A low-temperature heat utilization assembly may be configured to decouple low-temperature heat from process gas at temperatures below 200° C. and to provide the process gas at a lowered intermediate temperature or at a still further lowered final temperature for at least one subsequent process. In the low-temperature heat utilization assembly the process gas may be fed to a first unit, by means of which the temperature may be lowered to the intermediate temperature. The process gas may in some cases be provided to a heat exchanger stage for further lowering to the final temperature. The first unit is an ORC unit for energy transformation of the heat energy into electrical energy and may be coupled to an electrical consumer unit. The ORC unit may be configured for energy feedback of electrical energy within the low-temperature heat utilization assembly or to a process upstream of the ORC unit.

Claims

1.-14. (canceled)

15. A low-temperature heat utilization assembly configured to decouple low-temperature heat from process gas at temperatures below 200° C. and provide the process gas at a lowered intermediate temperature for at least one subsequent process, the low-temperature heat utilization assembly comprising: an ORC unit configured to be fed the process gas, wherein the ORC unit is configured to lower a temperature of the process gas to the lowered intermediate temperature, wherein the ORC unit is configured for energy transformation of heat energy into electrical energy, wherein the ORC unit is at least one of: coupled to an electrical consumer unit or a line for energy export, or configured for energy feedback of electrical energy within the low-temperature heat utilization assembly or to a process upstream of the ORC unit.
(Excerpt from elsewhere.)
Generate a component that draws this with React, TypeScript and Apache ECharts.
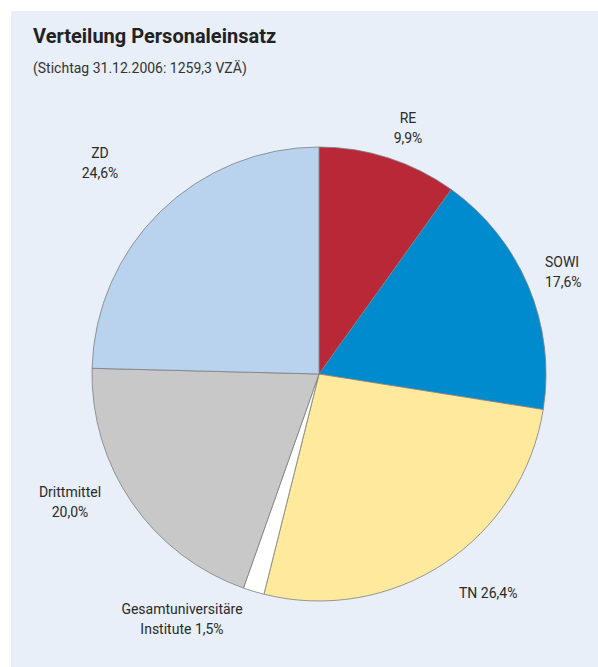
import React, { useEffect, useRef } from "react";
import * as echarts from "echarts";

const categories = ["RE", "SOWI", "TN", "Gesamtuniversitäre Institute", "Drittmittel", "ZD"];
const values = [9.9, 17.6, 26.4, 1.5, 20.0, 24.6];
const labelTexts = [
  "RE\n9,9%",
  "SOWI\n17,6%",
  "TN 26,4%",
  "Gesamtuniversitäre\nInstitute 1,5%",
  "Drittmittel\n20,0%",
  "ZD\n24,6%",
];
const colors = ["#b82837", "#008bcf", "#fee99c", "#ffffff", "#c8c8c9", "#b9d3ee"];
const title = "Verteilung Personaleinsatz";
const subtitle = "(Stichtag 31.12.2006: 1259,3 VZÄ)";

// label anchor positions (layout only)
const labelPos: { x: number; y: number; align: string }[] = [
  { x: 408, y: 128, align: "center" },
  { x: 545, y: 272, align: "left" },
  { x: 459, y: 593, align: "left" },
  { x: 182, y: 619, align: "center" },
  { x: 70, y: 502, align: "center" },
  { x: 100, y: 163, align: "center" },
];

export default function App() {
  const ref = useRef<HTMLDivElement>(null);
  useEffect(() => {
    if (!ref.current) return;
    const chart = echarts.init(ref.current, undefined, { renderer: "svg" });
    const font = "Roboto, 'Noto Sans', sans-serif";
    chart.setOption({
      animation: false,
      backgroundColor: "#ffffff",
      graphic: [
        {
          type: "rect",
          z: -10,
          shape: { x: 11, y: 11, width: 598, height: 667 },
          style: { fill: "#e8eff9" },
          silent: true,
        },
        {
          type: "text",
          x: 33,
          y: 26,
          style: { text: title, fontFamily: font, fontWeight: "bold", fontSize: 20, fill: "#222222" },
        },
        {
          type: "text",
          x: 33,
          y: 61,
          style: { text: subtitle, fontFamily: font, fontSize: 14, fill: "#333333" },
        },
      ],
      series: [
        {
          type: "pie",
          center: [319, 374],
          radius: 227,
          startAngle: 90,
          clockwise: true,
          avoidLabelOverlap: false,
          itemStyle: { borderColor: "#7f7f7f", borderWidth: 0.8 },
          label: {
            show: true,
            position: "outside",
            fontFamily: font,
            fontSize: 14,
            color: "#2a2a2a",
            lineHeight: 20,
            formatter: (p: any) => labelTexts[p.dataIndex],
          },
          labelLine: { show: false },
          labelLayout: (p: any) => {
            const lp = labelPos[p.dataIndex];
            return { x: lp.x, y: lp.y, align: lp.align, verticalAlign: "middle" };
          },
          data: categories.map((c, i) => ({
            name: c,
            value: values[i],
            itemStyle: { color: colors[i] },
            label: { align: labelPos[i].align },
          })),
        },
      ],
    });
    return () => chart.dispose();
  }, []);
  return (
    <div
      ref={ref}
      style={{ position: "absolute", left: 0, top: 0, width: 598, height: 667 }}
    />
  );
}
16. The low-temperature heat utilization assembly of claim 15 comprising a second unit with a heat exchanger stage downstream of the ORC unit, wherein the second unit is configured to lower the temperature of the process gas from the lowered intermediate temperature to a final temperature.

17. The low-temperature heat utilization assembly of claim 15 configured to decouple a heat energy flow in a range from 15 MW to 40 MW.
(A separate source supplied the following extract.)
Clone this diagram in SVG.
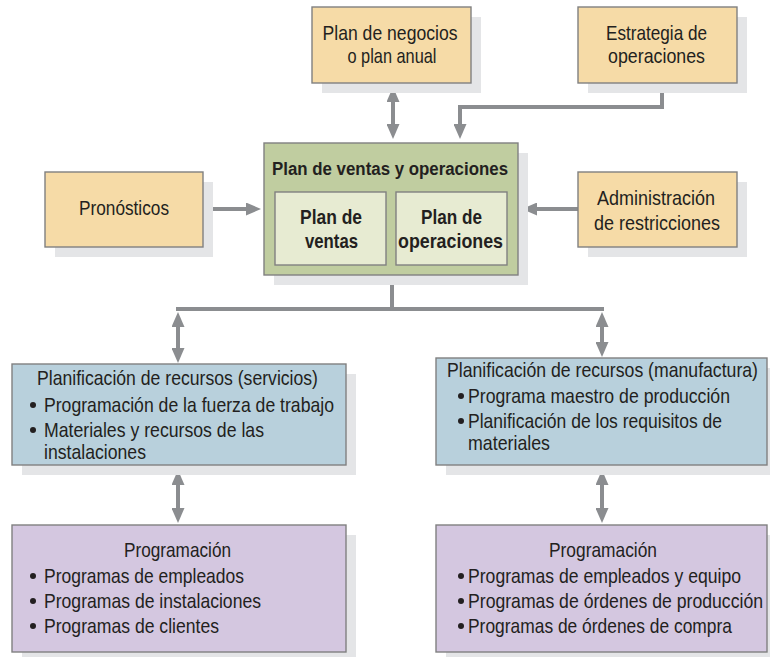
<svg xmlns="http://www.w3.org/2000/svg" width="770" height="657" viewBox="0 0 770 657">
<style>
text{font-family:"Liberation Sans Narrow","Liberation Sans",Arial,sans-serif;font-size:21px;fill:#231f20}
.c{text-anchor:middle}
.b{font-weight:bold}
.t{font-size:18px}
.sh{fill:#e4e5e7}
.box{stroke:#808080;stroke-width:1.4}
.or{fill:#f6dba7}
.gr{fill:#c0cda0}
.in{fill:#e7ebd2}
.bl{fill:#b8d0dc}
.pu{fill:#d4c7e0}
.ln{fill:none;stroke:#8b8d90;stroke-width:4}
.dot{fill:#231f20}
</style>
<defs>
<marker id="ah" markerUnits="userSpaceOnUse" markerWidth="15" markerHeight="13" refX="5" refY="6.5" orient="auto-start-reverse" viewBox="0 0 15 13">
<path d="M0,0 L15,6.5 L0,13 z" fill="#8b8d90"/>
</marker>
</defs>

<g id="connectors">
<line class="ln" x1="393" y1="97" x2="393" y2="129" marker-start="url(#ah)" marker-end="url(#ah)"/>
<path class="ln" d="M662,83 V107 H460 V129" marker-end="url(#ah)"/>
<path class="ln" d="M203,209 H251" marker-end="url(#ah)"/>
<path class="ln" d="M578,209 H532" marker-end="url(#ah)"/>
<path class="ln" d="M392,275 V309 M176,309 H604"/>
<line class="ln" x1="178" y1="322" x2="178" y2="353" marker-start="url(#ah)" marker-end="url(#ah)"/>
<line class="ln" x1="602" y1="322" x2="602" y2="347" marker-start="url(#ah)" marker-end="url(#ah)"/>
<line class="ln" x1="178" y1="480" x2="178" y2="513" marker-start="url(#ah)" marker-end="url(#ah)"/>
<line class="ln" x1="602" y1="480" x2="602" y2="513" marker-start="url(#ah)" marker-end="url(#ah)"/>
</g>

<g id="plan-negocios">
<rect class="sh" x="322" y="17" width="159" height="76"/>
<rect class="box or" x="312" y="7" width="159" height="76"/>
<text class="c" x="390" y="40" textLength="135" lengthAdjust="spacingAndGlyphs">Plan de negocios</text>
<text class="c" x="392" y="63" textLength="89" lengthAdjust="spacingAndGlyphs">o plan anual</text>
</g>

<g id="estrategia">
<rect class="sh" x="588" y="17" width="159" height="76"/>
<rect class="box or" x="578" y="7" width="159" height="76"/>
<text class="c" x="656.5" y="40" textLength="101" lengthAdjust="spacingAndGlyphs">Estrategia de</text>
<text class="c" x="656.5" y="63" textLength="97" lengthAdjust="spacingAndGlyphs">operaciones</text>
</g>

<g id="pronosticos">
<rect class="sh" x="55" y="182" width="158" height="75"/>
<rect class="box or" x="45" y="172" width="158" height="75"/>
<text class="c" x="124" y="215" textLength="90" lengthAdjust="spacingAndGlyphs">Pronósticos</text>
</g>

<g id="administracion">
<rect class="sh" x="588" y="182" width="159" height="75"/>
<rect class="box or" x="578" y="172" width="159" height="75"/>
<text class="c" x="656" y="205" textLength="118" lengthAdjust="spacingAndGlyphs">Administración</text>
<text class="c" x="657" y="230" textLength="126" lengthAdjust="spacingAndGlyphs">de restricciones</text>
</g>

<g id="plan-ventas-operaciones">
<rect class="sh" x="274" y="153" width="254" height="132"/>
<rect class="box gr" x="264" y="143" width="254" height="132"/>
<text class="c b t" x="390" y="175" textLength="236" lengthAdjust="spacingAndGlyphs">Plan de ventas y operaciones</text>
<g id="plan-ventas">
<rect class="box in" x="275" y="192" width="111" height="73"/>
<text class="c b" x="331" y="224" textLength="62" lengthAdjust="spacingAndGlyphs">Plan de</text>
<text class="c b" x="331.5" y="248" textLength="53" lengthAdjust="spacingAndGlyphs">ventas</text>
</g>
<g id="plan-operaciones">
<rect class="box in" x="396" y="192" width="111" height="73"/>
<text class="c b" x="451.5" y="224" textLength="61" lengthAdjust="spacingAndGlyphs">Plan de</text>
<text class="c b" x="450.5" y="248" textLength="105" lengthAdjust="spacingAndGlyphs">operaciones</text>
</g>
</g>

<g id="recursos-servicios">
<rect class="sh" x="22" y="374" width="334" height="101"/>
<rect class="box bl" x="12" y="364" width="334" height="101"/>
<text x="37" y="385" textLength="281" lengthAdjust="spacingAndGlyphs">Planificación de recursos (servicios)</text>
<circle class="dot" cx="33" cy="405" r="3"/>
<text x="44" y="412" textLength="290" lengthAdjust="spacingAndGlyphs">Programación de la fuerza de trabajo</text>
<circle class="dot" cx="33" cy="430" r="3"/>
<text x="44" y="437" textLength="220" lengthAdjust="spacingAndGlyphs">Materiales y recursos de las</text>
<text x="44" y="459" textLength="102" lengthAdjust="spacingAndGlyphs">instalaciones</text>
</g>

<g id="recursos-manufactura">
<rect class="sh" x="446" y="368" width="324" height="107"/>
<rect class="box bl" x="436" y="358" width="331" height="107"/>
<text x="447" y="377" textLength="311" lengthAdjust="spacingAndGlyphs">Planificación de recursos (manufactura)</text>
<circle class="dot" cx="461" cy="396" r="3"/>
<text x="468" y="403" textLength="262" lengthAdjust="spacingAndGlyphs">Programa maestro de producción</text>
<circle class="dot" cx="461" cy="421" r="3"/>
<text x="468" y="428" textLength="254" lengthAdjust="spacingAndGlyphs">Planificación de los requisitos de</text>
<text x="468" y="450" textLength="82" lengthAdjust="spacingAndGlyphs">materiales</text>
</g>

<g id="programacion-servicios">
<rect class="sh" x="22" y="535" width="334" height="122"/>
<rect class="box pu" x="12" y="525" width="334" height="127"/>
<text x="124" y="557" textLength="107" lengthAdjust="spacingAndGlyphs">Programación</text>
<circle class="dot" cx="33" cy="576" r="3"/>
<text x="44" y="583" textLength="200" lengthAdjust="spacingAndGlyphs">Programas de empleados</text>
<circle class="dot" cx="33" cy="601" r="3"/>
<text x="44" y="608" textLength="217" lengthAdjust="spacingAndGlyphs">Programas de instalaciones</text>
<circle class="dot" cx="33" cy="626" r="3"/>
<text x="44" y="633" textLength="175" lengthAdjust="spacingAndGlyphs">Programas de clientes</text>
</g>

<g id="programacion-manufactura">
<rect class="sh" x="446" y="535" width="324" height="122"/>
<rect class="box pu" x="436" y="525" width="331" height="127"/>
<text x="549" y="557" textLength="108" lengthAdjust="spacingAndGlyphs">Programación</text>
<circle class="dot" cx="461" cy="576" r="3"/>
<text x="468" y="583" textLength="273" lengthAdjust="spacingAndGlyphs">Programas de empleados y equipo</text>
<circle class="dot" cx="461" cy="601" r="3"/>
<text x="468" y="608" textLength="295" lengthAdjust="spacingAndGlyphs">Programas de órdenes de producción</text>
<circle class="dot" cx="461" cy="626" r="3"/>
<text x="468" y="633" textLength="264" lengthAdjust="spacingAndGlyphs">Programas de órdenes de compra</text>
</g>
</svg>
18. The low-temperature heat utilization assembly of claim 15 configured to transform heat energy into electrical energy in a range from 1.5 MW to 4.0 MW with a transformation factor in a range from 10%±5% positive/negative deviation.

19. The low-temperature heat utilization assembly of claim 15 comprising an energy coupling or a line that at least one of: couples the ORC unit to additional electrical consumer units, or configures the low-temperature heat utilization assembly for energy feedback within the low-temperature heat utilization assembly or to a plant upstream of the low-temperature heat utilization assembly.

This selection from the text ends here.